When I was walking from my bus to Fletcher this morning, I was struck by how lovely the campus looks.  We’ve had a hot and dry summer, but this morning was cool and clear — a taste of what September and the fall will bring.

Though the weather and Orientation have us looking toward the fall semester, today I’m going to look back at some of the summer’s news that you may or may not have seen in other Fletcher sources.

I’ll start with something you won’t have read, but it’s pretty cool.  Tufts will have an observer team at the United Nations climate negotiations (COP 22) in Marrakech, Morocco in November, and students were invited to apply to participate.  The team at the Center for International Environment and Resource Policy will submit the nominations for official observer status.

And speaking of CIERP, the crew there is always busy in the summer.  Mieke van der Wansem, F90, associate director for educational programs at CIERP, spent part of her summer with an international group of sustainability professionals at an executive education course organized by the Sustainability Challenge Foundation in the Netherlands.  She co-led the faculty of the International Programme on the Management of Sustainability, which focused on negotiation and consensus building.

Not new CIERP news, but a new wrap up — check out this Tufts Now story on the Paris Climate Conference.

Continuing with the staff/faculty theme, Professor Cheyanne Scharbatke-Church told us about a new blog on corruption in fragile states that, she wrote, touches on many areas of interest to the Fletcher community, including “power analysis, systems thinking, aid ineffectiveness, good governance, fragile states etc.”  She also explained that many of the posts are derived from work that Professor Diana Chigas and she are doing, “looking at the intersection of corruption, justice and legitimacy.”

In news from the Institute for Business in the Global Context, Dean Bhaskar Chakravorti, PhD student Ravi Shankar Chaturvedi, and MALD/PhD graduate Ben Mazzotta, have posed the question, “What countries would benefit most from a cashless world?”  Their answer, which builds on the work of their Digital Evolution Index and the Cost of Cash research, can be found in their Harvard Business Review article that evaluates “the absolute costs of using cash around the globe to find what countries could unlock the most value by moving to a cashless society.”

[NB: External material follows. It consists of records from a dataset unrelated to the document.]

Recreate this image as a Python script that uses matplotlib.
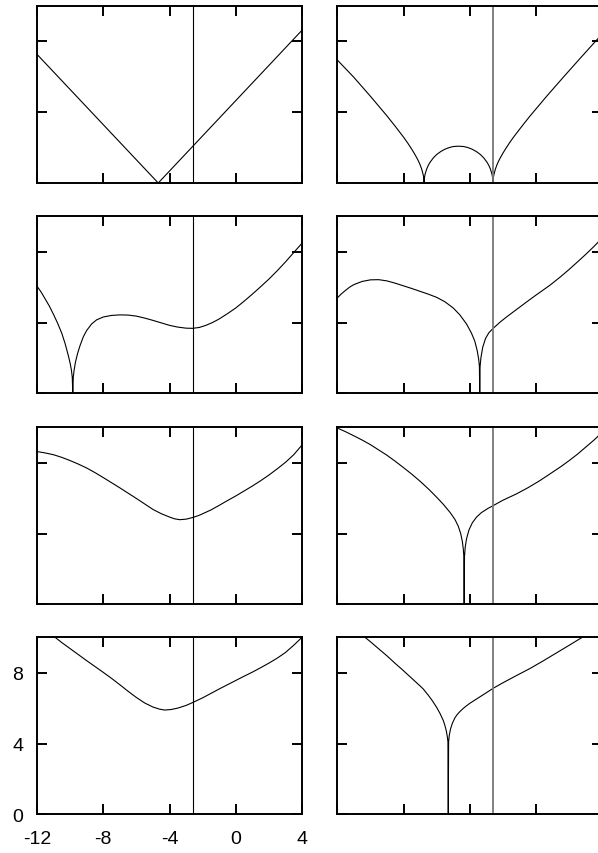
import matplotlib
matplotlib.use("Agg")
import matplotlib.pyplot as plt

plt.rcParams['font.family'] = ['Liberation Sans', 'DejaVu Sans']
plt.rcParams['axes.unicode_minus'] = False

# ticks
x_ticks = [-12, -8, -4, 0, 4]
y_ticks = [0, 4, 8]
x_marker = -2.6

# panel data
x1 = [-12, -4.68, 4]
y1 = [7.27, 0, 8.63]

x2 = [-12, -11, -10, -9, -8.5, -8, -7.75, -7.5, -7.35, -7.2, -7.1, -7.0, -6.9, -6.8, -6.78, -6.76,
      -6.74, -6.7, -6.6, -6.5, -6.4, -6.2, -6.0, -5.75, -5.5, -5.25, -5.0, -4.68, -4.36, -4.11, -3.86,
      -3.61, -3.36, -3.16, -2.96, -2.86, -2.76, -2.66, -2.62, -2.60, -2.58, -2.56, -2.46, -2.36,
      -2.26, -2.16, -2.01, -1.86, -1.61, -1.36, -0.86, -0.36, 0.64, 1.64, 2.64, 4]
y2 = [6.95, 5.97, 4.90, 3.79, 3.20, 2.59, 2.26, 1.90, 1.67, 1.42, 1.24, 1.03, 0.77, 0.41, 0.28, 0,
      0.29, 0.50, 0.80, 1.01, 1.17, 1.42, 1.61, 1.78, 1.91, 2.00, 2.06, 2.08, 2.06, 2.00, 1.91,
      1.78, 1.61, 1.42, 1.17, 1.01, 0.80, 0.50, 0.29, 0, 0.28, 0.41, 0.77, 1.03,
      1.24, 1.42, 1.67, 1.90, 2.26, 2.59, 3.20, 3.79, 4.90, 5.97, 7.02, 8.43]

x3 = [-12, -11.75, -11.5, -11.25, -11, -10.75, -10.5, -10.3, -10.1, -10.0, -9.92, -9.87, -9.84,
      -9.81, -9.76, -9.68, -9.55, -9.4, -9.2, -9.0, -8.7, -8.4, -8.0, -7.5, -7.0, -6.5, -6.0, -5.5,
      -5.0, -4.5, -4.0, -3.5, -3.0, -2.61, -2.2, -1.8, -1.4, -1.0, -0.5, 0.0, 0.5, 1.0, 1.5, 2.0,
      2.5, 3.0, 3.5, 4.0]
y3 = [6.05, 5.72, 5.32, 4.92, 4.45, 3.95, 3.38, 2.8, 2.1, 1.7, 1.3, 0.9, 0,
      0.9, 1.3, 1.75, 2.25, 2.7, 3.2, 3.55, 3.92, 4.15, 4.31, 4.40, 4.43, 4.42, 4.36, 4.25,
      4.12, 3.98, 3.84, 3.74, 3.68, 3.67, 3.72, 3.84, 4.0, 4.2, 4.5, 4.82, 5.2, 5.6, 6.02, 6.45,
      6.92, 7.42, 7.95, 8.48]

x4 = [-12, -11.75, -11.5, -11.25, -11, -10.5, -10, -9.5, -9.0, -8.5, -8.0, -7.5, -7.0, -6.5, -6.0,
      -5.5, -5.0, -4.6, -4.2, -3.9, -3.7, -3.55, -3.46, -3.42, -3.40, -3.38, -3.33, -3.22, -3.05,
      -2.85, -2.6, -2.2, -1.8, -1.2, -0.6, 0.0, 0.83, 1.5, 2.0, 2.5, 3.0, 3.5, 4.0]
y4 = [5.39, 5.62, 5.82, 6.0, 6.14, 6.32, 6.41, 6.42, 6.35, 6.22, 6.07, 5.92, 5.76, 5.6, 5.42,
      5.17, 4.82, 4.43, 3.92, 3.4, 2.95, 2.4, 1.9, 1.5, 0, 1.5, 2.0, 2.6, 3.1,
      3.42, 3.66, 4.0, 4.3, 4.72, 5.14, 5.55, 6.10, 6.6, 7.0, 7.42, 7.85, 8.3, 8.78]

x5 = [-12, -11.5, -11, -10.5, -10, -9.5, -9, -8.5, -8, -7.5, -7, -6.5, -6, -5.5, -5, -4.5, -4.0,
      -3.7, -3.38, -3.0, -2.61, -2.2, -1.5, -1, -0.5, 0, 0.5, 1, 1.5, 2, 2.5, 3, 3.5, 4]
y5 = [8.63, 8.55, 8.45, 8.3, 8.12, 7.92, 7.7, 7.44, 7.16, 6.87, 6.58, 6.28, 5.98, 5.67, 5.36, 5.12,
      4.93, 4.83, 4.78, 4.81, 4.9, 5.03, 5.33, 5.59, 5.86, 6.12, 6.4, 6.68, 6.98, 7.3, 7.65, 8.02,
      8.45, 9.0]

x6 = [-12, -11.5, -11, -10.5, -10, -9.5, -9, -8.5, -8, -7.5, -7, -6.5, -6, -5.6, -5.2, -4.9, -4.7,
      -4.55, -4.45, -4.39, -4.36, -4.34, -4.32, -4.28, -4.2, -4.05, -3.85, -3.6, -3.3, -2.9, -2.6,
      -2, -1.2, -0.5, 0.2, 0.83, 1.5, 2.0, 2.5, 3.0, 3.5, 4.0]
y6 = [9.96, 9.75, 9.52, 9.28, 9.02, 8.72, 8.42, 8.08, 7.72, 7.35, 6.95, 6.52, 6.05, 5.65, 5.2,
      4.8, 4.42, 4.0, 3.55, 3.1, 2.7, 0, 2.7, 3.2, 3.69, 4.2, 4.6, 4.92, 5.18, 5.42, 5.57,
      5.88, 6.23, 6.58, 6.97, 7.36, 7.78, 8.12, 8.48, 8.88, 9.28, 9.72]

x7 = [-10.91, -10.5, -10, -9.5, -9, -8.5, -8, -7.5, -7, -6.5, -6, -5.5, -5, -4.6, -4.28, -3.9,
      -3.5, -3.0, -2.61, -2, -1.5, -1, -0.5, 0, 0.5, 1, 1.5, 2, 2.5, 3, 3.5, 4]
y7 = [10.0, 9.7, 9.36, 9.02, 8.68, 8.35, 8.02, 7.68, 7.32, 6.95, 6.6, 6.29, 6.06, 5.94, 5.89,
      5.92, 6.0, 6.15, 6.31, 6.58, 6.83, 7.08, 7.32, 7.56, 7.8, 8.03, 8.28, 8.54, 8.82, 9.14,
      9.55, 10.0]

x8 = [-10.33, -10, -9.5, -9, -8.5, -8.12, -7.5, -7, -6.81, -6.5, -6.25, -6.0, -5.8, -5.6, -5.5,
      -5.42, -5.36, -5.32, -5.30, -5.28, -5.24, -5.17, -5.05, -4.9, -4.75, -4.6, -4.4, -4.2, -4.0,
      -3.8, -3.5, -3.2, -2.9, -2.59, -2, -1.2, -0.38, 0.4, 1.2, 2.0, 2.79]
y8 = [10.0, 9.75, 9.35, 8.95, 8.52, 8.21, 7.68, 7.25, 7.08, 6.72, 6.4, 6.04, 5.7, 5.3, 5.01,
      4.72, 4.4, 4.1, 0, 4.1, 4.45, 4.8, 5.15, 5.45, 5.65, 5.8, 5.98, 6.13, 6.27,
      6.39, 6.57, 6.75, 6.93, 7.12, 7.43, 7.83, 8.23, 8.65, 9.1, 9.55, 10.0]

panels = [(x1, y1), (x2, y2), (x3, y3), (x4, y4), (x5, y5), (x6, y6), (x7, y7), (x8, y8)]

W, H = 598, 854
fig = plt.figure(figsize=(W / 100, H / 100), dpi=100)

lefts = [37, 337.3]
tops = [7, 217.3, 428.3, 638.3]
aw, ah = 265, 177

for i, (xs, ys) in enumerate(panels):
    r, c = divmod(i, 2)
    ax = fig.add_axes([lefts[c] / W, 1 - (tops[r] + ah) / H, aw / W, ah / H])
    ax.plot(xs, ys, color='black', lw=0.8)
    if c == 0:
        ax.axvline(x_marker, color='black', lw=0.8)
    else:
        ax.axvline(x_marker, color='#777777', lw=1.3)
    ax.set_xlim(-12, 4)
    ax.set_ylim(0, 10)
    ax.set_xticks(x_ticks)
    ax.set_yticks(y_ticks)
    ax.tick_params(direction='in', length=7.2, width=1.4, top=True, right=True,
                   labelsize=14)
    ax.tick_params(axis='x', pad=11)
    ax.tick_params(axis='y', pad=10)
    for s in ax.spines.values():
        s.set_linewidth(1.4)
    if not (r == 3 and c == 0):
        ax.set_xticklabels([])
        ax.set_yticklabels([])

fig.savefig('out.png', dpi=100)
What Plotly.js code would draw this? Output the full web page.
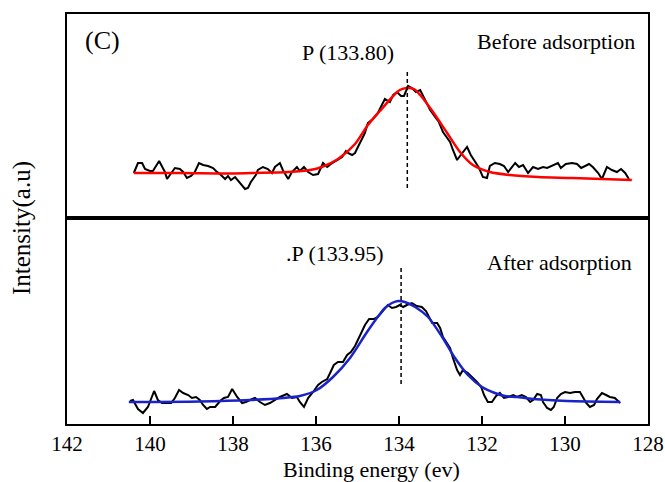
<!DOCTYPE html>
<html>
<head>
<meta charset="utf-8">
<script src="https://cdn.plot.ly/plotly-3.0.1.min.js"></script>
<style>html,body{margin:0;padding:0;background:#fff;}#chart{width:665px;height:482px;}</style>
</head>
<body>
<div id="chart"></div>
<script>
// ---- Before adsorption (top panel) ----
const beforeEnergy = [140.39,140.29,140.19,140.12,140.00,139.93,139.78,139.71,139.64,139.59,139.49,139.40,139.28,139.20,139.11,139.01,138.92,138.82,138.72,138.60,138.48,138.41,138.29,138.19,138.12,138.05,137.95,137.83,137.71,137.64,137.57,137.45,137.40,137.28,137.16,137.06,136.99,136.87,136.80,136.67,136.58,136.46,136.39,136.29,136.19,136.07,135.95,135.83,135.73,135.64,135.49,135.37,135.28,135.23,135.13,135.06,134.99,134.89,134.82,134.75,134.63,134.51,134.41,134.34,134.22,134.14,134.05,133.95,133.88,133.78,133.69,133.59,133.49,133.42,133.33,133.25,133.13,133.04,132.94,132.84,132.77,132.70,132.60,132.53,132.43,132.36,132.27,132.17,132.07,131.98,131.88,131.81,131.69,131.57,131.47,131.37,131.33,131.20,131.11,131.01,130.89,130.77,130.65,130.53,130.43,130.31,130.17,130.10,129.98,129.83,129.71,129.61,129.52,129.42,129.33,129.20,129.11,128.99,128.87,128.75,128.65,128.55,128.46];
const beforeIntensity = [45,55,55,49,47,47,57,51,46,39,45,50,49,46,40,42,46,55,53,52,50,47,43,39,42,38,41,35,29,30,36,43,48,51,49,45,51,55,48,39,46,51,47,51,46,43,44,55,51,54,58,61,67,65,63,65,71,80,85,95,99,105,114,119,116,123,126,122,122,132,130,126,128,122,114,108,101,96,86,80,76,68,58,62,68,71,63,56,50,41,40,52,55,54,52,46,48,55,51,53,45,51,49,51,50,52,55,50,54,55,54,50,52,54,51,45,39,51,48,46,49,45,39];
const beforeFitEnergy = [140.39,139.28,138.07,137.47,136.67,136.14,135.86,135.47,135.06,134.75,134.46,134.14,133.98,133.81,133.64,133.49,133.18,132.84,132.53,132.22,131.81,131.33,130.65,129.83,128.39];
const beforeFitIntensity = [45,45,44.5,45,46,48,51,59,74,93,107,122,128,130,129,123,106,85,66,53,46,43,41,40,38];
const beforePeak = 133.80;
const beforePeakLine = [146,28];

// ---- After adsorption (bottom panel) ----
const afterEnergy = [140.48,140.41,140.29,140.17,140.05,139.90,139.81,139.71,139.59,139.49,139.40,139.30,139.20,139.08,138.99,138.89,138.80,138.72,138.63,138.55,138.43,138.31,138.22,138.12,138.02,137.90,137.78,137.69,137.59,137.47,137.35,137.23,137.11,136.99,136.87,136.70,136.58,136.46,136.39,136.29,136.19,136.07,135.95,135.86,135.73,135.66,135.57,135.47,135.35,135.25,135.16,135.06,134.99,134.89,134.82,134.72,134.60,134.51,134.34,134.27,134.17,134.07,133.98,133.90,133.81,133.69,133.57,133.45,133.35,133.28,133.20,133.08,133.01,132.94,132.84,132.77,132.70,132.60,132.53,132.46,132.34,132.24,132.12,132.02,131.95,131.86,131.76,131.66,131.57,131.47,131.37,131.25,131.16,131.04,130.94,130.84,130.77,130.67,130.58,130.53,130.43,130.34,130.27,130.19,130.10,130.00,129.88,129.76,129.64,129.57,129.49,129.40,129.30,129.23,129.11,129.01,128.92,128.80,128.67];
const afterIntensity = [23,24,15,11,17,33,24,21,21,21,26,34,31,29,26,27,24,19,15,17,17,23,26,27,35,27,21,22,24,26,22,19,21,24,27,30,26,27,22,17,26,32,39,42,45,51,59,62,62,69,72,78,84,92,99,105,105,107,116,119,116,117,119,117,119,121,118,117,113,107,101,101,96,87,81,76,66,54,49,54,51,47,42,37,29,22,22,28,31,26,27,29,27,29,27,22,24,30,29,22,16,14,17,26,30,32,31,32,32,27,21,17,19,25,31,29,27,26,21];
const afterFitEnergy = [140.51,138.80,137.59,136.80,136.39,135.98,135.59,135.18,134.77,134.46,134.34,134.17,134.02,133.86,133.61,133.30,132.96,132.65,132.34,132.00,131.69,131.45,131.16,130.77,129.95,128.67];
const afterFitIntensity = [22,22.5,24,26,28,34,47,66,92,110,116,121,123,122,117,107,87,66,49,37,31,28,27,25,23,22];
const afterPeak = 133.95;
const afterPeakLine = [156,37];

const xTicks = [142,140,138,136,134,132,130,128];
const labels = {
  panel: "(C)",
  beforePeakLabel: "P (133.80)",
  afterPeakLabel: ".P (133.95)",
  before: "Before adsorption",
  after: "After adsorption",
  xTitle: "Binding energy (ev)",
  yTitle: "Intensity(a.u)"
};

const serif = "'Liberation Serif', 'Times New Roman', Times, serif";
const fitBlue = "rgb(25,35,200)";

const traces = [
  {x: beforeEnergy, y: beforeIntensity, xaxis: "x2", yaxis: "y2", mode: "lines", line: {color: "#000", width: 2}, hoverinfo: "skip"},
  {x: beforeFitEnergy, y: beforeFitIntensity, xaxis: "x2", yaxis: "y2", mode: "lines", line: {color: "#ff0000", width: 2.5, shape: "spline", smoothing: 0.8}, hoverinfo: "skip"},
  {x: [beforePeak, beforePeak], y: beforePeakLine, xaxis: "x2", yaxis: "y2", mode: "lines", line: {color: "#000", width: 1.5, dash: "4px,3px"}, hoverinfo: "skip"},
  {x: afterEnergy, y: afterIntensity, xaxis: "x", yaxis: "y", mode: "lines", line: {color: "#000", width: 2}, hoverinfo: "skip"},
  {x: afterFitEnergy, y: afterFitIntensity, xaxis: "x", yaxis: "y", mode: "lines", line: {color: fitBlue, width: 2.5, shape: "spline", smoothing: 0.8}, hoverinfo: "skip"},
  {x: [afterPeak, afterPeak], y: afterPeakLine, xaxis: "x", yaxis: "y", mode: "lines", line: {color: "#000", width: 1.5, dash: "4px,3px"}, hoverinfo: "skip"}
];

const plotW = 581, plotH = 410;
const txt = (size) => ({family: serif, size: size, color: "#000"});
const layout = {
  width: 665, height: 482,
  margin: {l: 67, r: 17, t: 14, b: 58},
  paper_bgcolor: "#fff", plot_bgcolor: "#fff",
  showlegend: false,
  font: txt(21),
  xaxis: {
    range: [142, 128], domain: [0, 1], anchor: "y",
    tickmode: "array", tickvals: xTicks, ticktext: xTicks.map(String),
    ticks: "inside", ticklen: 8, tickwidth: 1.5, tickcolor: "#000",
    showline: true, mirror: true, linecolor: "#000", linewidth: 2,
    showgrid: false, zeroline: false,
    tickfont: txt(21)
  },
  xaxis2: {
    range: [142, 128], domain: [0, 1], anchor: "y2", matches: "x",
    showticklabels: false, ticks: "",
    showline: true, mirror: true, linecolor: "#000", linewidth: 2,
    showgrid: false, zeroline: false
  },
  yaxis: {
    range: [0, 206], domain: [0, 206/410], anchor: "x",
    showticklabels: false, ticks: "",
    showline: true, mirror: true, linecolor: "#000", linewidth: 2,
    showgrid: false, zeroline: false
  },
  yaxis2: {
    range: [0, 204], domain: [206/410, 1], anchor: "x2",
    showticklabels: false, ticks: "",
    showline: true, mirror: true, linecolor: "#000", linewidth: 2,
    showgrid: false, zeroline: false
  },
  annotations: [
    {text: labels.panel, xref: "paper", yref: "paper", x: (102-67)/plotW, y: (424-41)/plotH, xanchor: "center", yanchor: "middle", showarrow: false, font: txt(26)},
    {text: labels.beforePeakLabel, xref: "paper", yref: "paper", x: (348-67)/plotW, y: (424-53)/plotH, xanchor: "center", yanchor: "middle", showarrow: false, font: txt(22)},
    {text: labels.before, xref: "paper", yref: "paper", x: (637-67)/plotW, y: (424-42)/plotH, xanchor: "right", yanchor: "middle", showarrow: false, font: txt(22)},
    {text: labels.afterPeakLabel, xref: "paper", yref: "paper", x: (335-67)/plotW, y: (424-253)/plotH, xanchor: "center", yanchor: "middle", showarrow: false, font: txt(22)},
    {text: labels.after, xref: "paper", yref: "paper", x: (634-67)/plotW, y: (424-262)/plotH, xanchor: "right", yanchor: "middle", showarrow: false, font: txt(22)},
    {text: labels.xTitle, xref: "paper", yref: "paper", x: (371-67)/plotW, y: (424-469)/plotH, xanchor: "center", yanchor: "middle", showarrow: false, font: txt(22)},
    {text: labels.yTitle, xref: "paper", yref: "paper", x: (22-67)/plotW, y: (424-228)/plotH, xanchor: "center", yanchor: "middle", textangle: -90, showarrow: false, font: txt(25)}
  ]
};

Plotly.newPlot("chart", traces, layout, {displayModeBar: false, staticPlot: true});
</script>
</body>
</html>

And now some summer news about alumni.

Christina Sass, F09, is one of four co-founders of the two-year-old startup company, Andela, which is now backed by both Google and the Chan-Zuckerberg Foundation.  So many of our students and alumni work with small organizations, and it’s exciting to see one receive so much love!

Since graduating, Patrick Kabanda, F13, has been busy writing on cultural development for the World Bank, including “Creative Natives in the Digital Age”, “Music for Development in the Digital Age”, “The Arts, Africa and Economic Development: The problem of Intellectual Property Rights,” “Mozart seduces the World Bank and the IMF” (a blog post), and just recently, for the Inter-American Development Bank, “‘The World Sends Us Garbage, We Send Back Music’: Lessons from the Recycled Orchestra in Paraguay.”

And finally, Fletcher has developed a series of video answers to the question, “Why Fletcher?”  This summer, Elise Crane, F11, offered her perspective.